On Tuesday 23 November 2021, the European Parliament adopted a new legislative framework on the financing, management and monitoring of the Common Agricultural Policy (CAP). COMECE: “The reform should be in line with the requirements of the European Green Deal and embedded in a fundamental transformation of the entire food chain”.
The European parliament took a major step forward on the Common Agricultural Policy, clearing an important hurdle for the new agricultural programme for 2023-2027, to enter into force on 1 January 2023.
The CAP reform consists of three main points: a) “eco-schemes”, providing direct payments to farmers who apply animal and environmentally friendly practices; b) “social conditions” requiring EU social and labour legislation to be respected in the agriculture sector; c) and National Strategy Plans (NSPs) adapting agriculture to the respective cultural and climatic conditions, while complying with the principles of the European Green Deal.
The adoption of the new legislative framework on CAP implies that Member States should prepare and submit their National Strategy Plans to the European Commission already by the end of December 2021. Moreover, another challenge comes from the Member States’ limited willingness to implement the principles of the European Green Deal in their agricultural policies.
COMECE welcomes the legislative initiative, highlighting the need to “embed the reform in a fundamental transformation of the entire food chain and our eating habits” as encouraged in Pope Francis’ Encyclical LetterLaudato Si’.
“To achieve the necessary ecological transition, European Agricultural Policy should create conditions for farmers that enable them to produce ecologically responsible and healthy food, while receiving a stable and decent income. For this, however, policy must offer them a longer-term perspective.”, COMECE continues.

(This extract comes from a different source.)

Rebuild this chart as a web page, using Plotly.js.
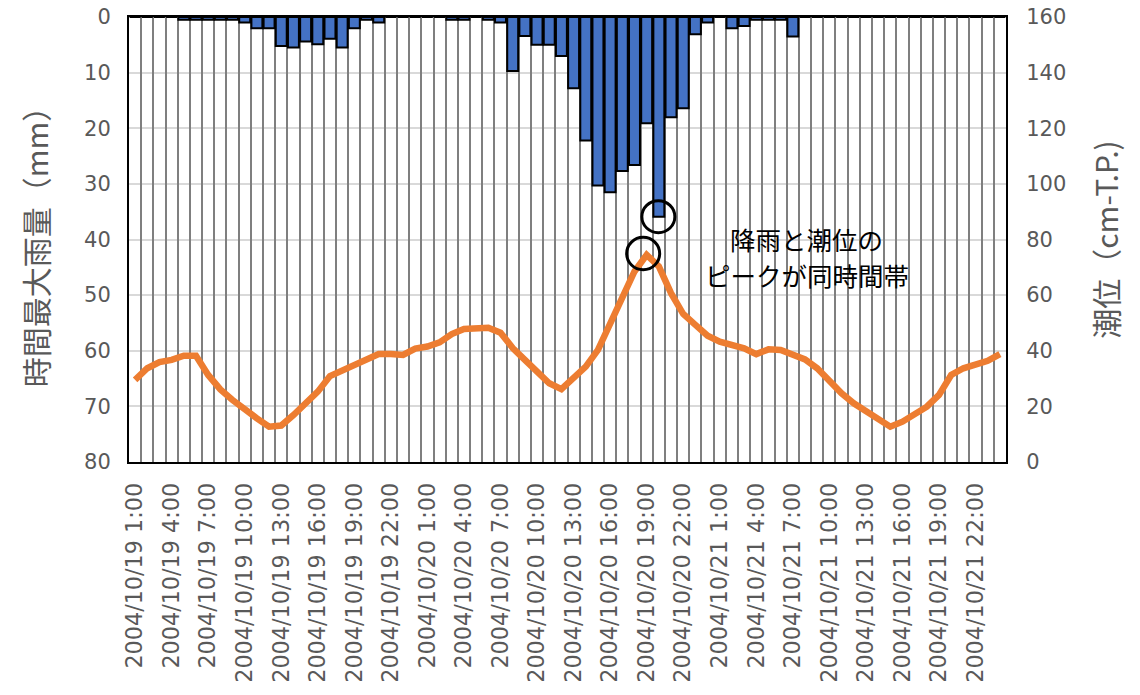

COMECE encourages the EU institutions and the Member States “to involve all stakeholders in the entire chain – food industry, food trade, transport and consumers – in the implementation of the new legislative framework”. Furthermore, in order to prevent social injustice and ecological overexploitation of existing ecosystems in other parts of the world,COMECE “urges to duly consider the global impact of European agriculture policy and consumption patterns”.
The Common Agricultural Policy is the oldest communitarised policy area of the European Union, receiving around 34% of the EU budget, making it the largest beneficiary of EU funds.